Ack! It's Everywhere!
Posted 4 November 2008 in Writing by Catriona
Okay, this rant is a clash between two of my current obsessions: Bones and sentence-level punctuation and grammar errors.
I’m not concerned about my obsession with Bones: it’s one of the few shows that we actually watch on telly, rather than waiting for the DVDs to come out, so it’s not much of an obsession. But the show is simultaneously grotesque and frequently hilarious, and I’ve always enjoyed David Boreanaz much more in comic roles.
(Angelus, for example, was much more fun than Angel—not that Angelus was funny. Well, in an incredibly dark sense, he was.)
The obsession with punctuation is not something I’ve kept secret.
I don’t claim for an instant that my writing is perfect at the sentence level. In fact, I know it’s not. Sometimes, when I look back over the past entries on the blog, I have to silently correct embarrassing mistakes that I should have spotted the first time around—especially in the live-blogging, though I tend to leave anything that’s not a factual error, to maintain the authenticity of the process.
But I maintain that it is at least competent.
And for five years or more, I’ve been teaching writing courses that rarely extend beyond the paragraph level, so I’ve become more and more attuned to spotting sentence-level errors—largely, of course, the more common errors.

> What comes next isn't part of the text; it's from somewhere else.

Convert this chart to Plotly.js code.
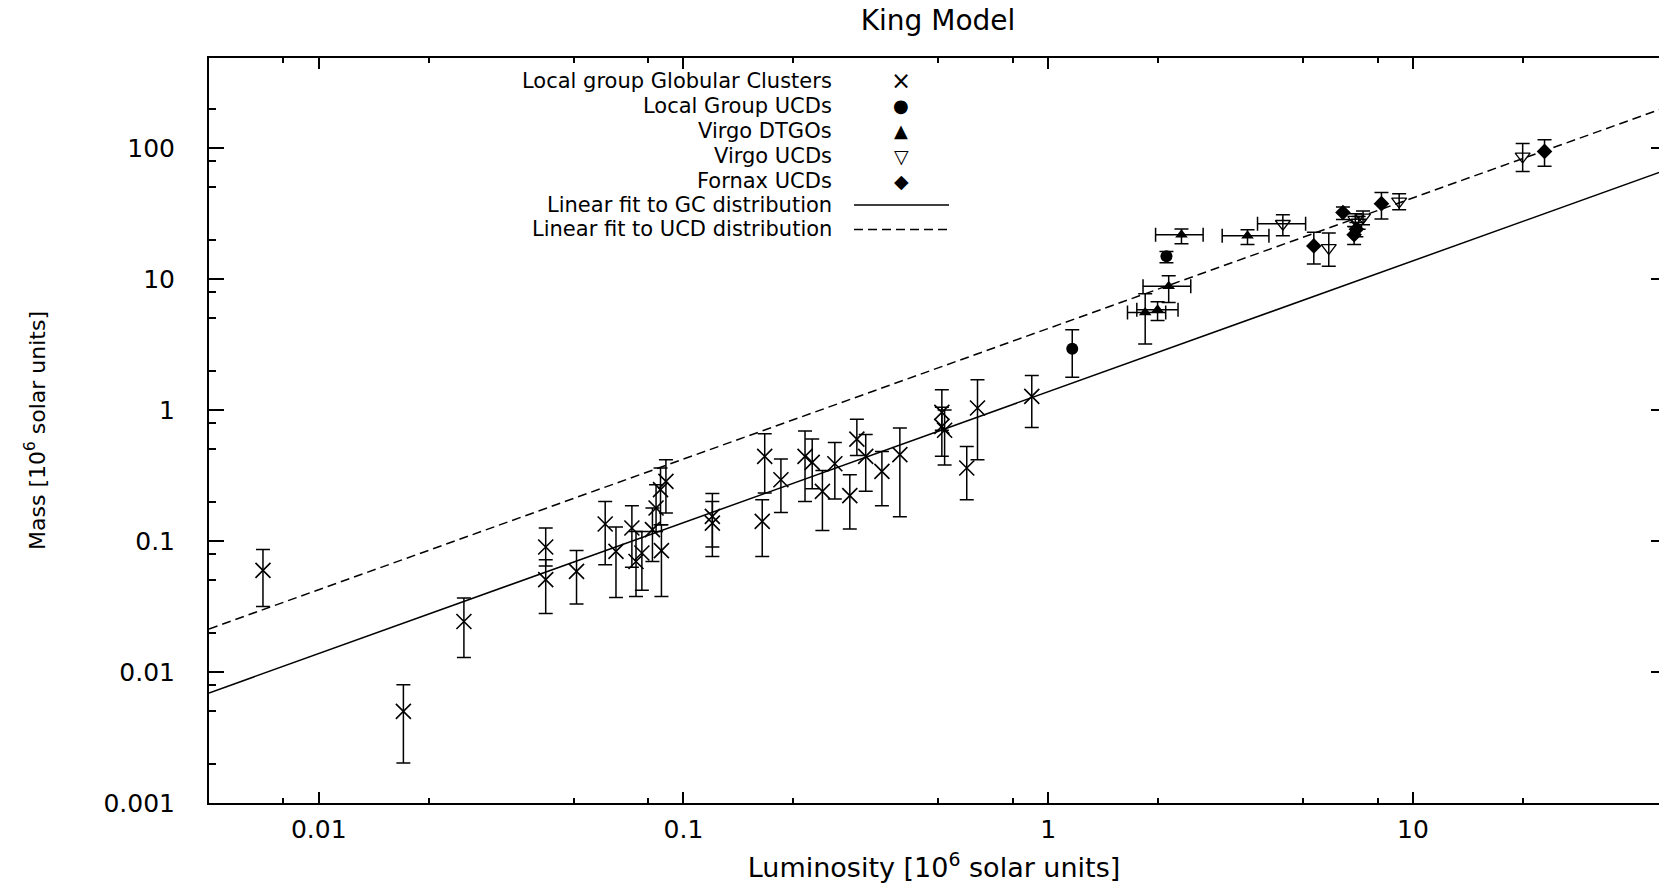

And today those two obsessions clashed horribly, when I was looking up the details on a forthcoming episode of Bones on Your TV:
The Pain in the Heart
9.30pm – 10.30pm Seven
Monday 10 November 2008
In an episode that will rock the lab to it’s core, a well known serial killer strikes again and when crutial evidence mysteriously goes missing, every Jeffersonian employee becomes a suspect.
The odd thing is that I’ve never noticed this quantity of errors on the site before.
I could let the absence of a hyphen in the compound adjective slide.
But that mistake with “its”? That’s basic—and it’s not that difficult to distinguish between the two uses. Though we all type the wrong one occasionally, it’s not too tricky to correct any errors on a read-through.
And the misspelling of “crucial”? Oh, lord.
In the courses that I teach, we have a draconian attitude towards spelling errors because, as we emphasise each semester, nothing will ruin your credibility with a reader faster than a spelling error.
That’s certainly true here—especially since any computer-based spell checker would have picked that one up.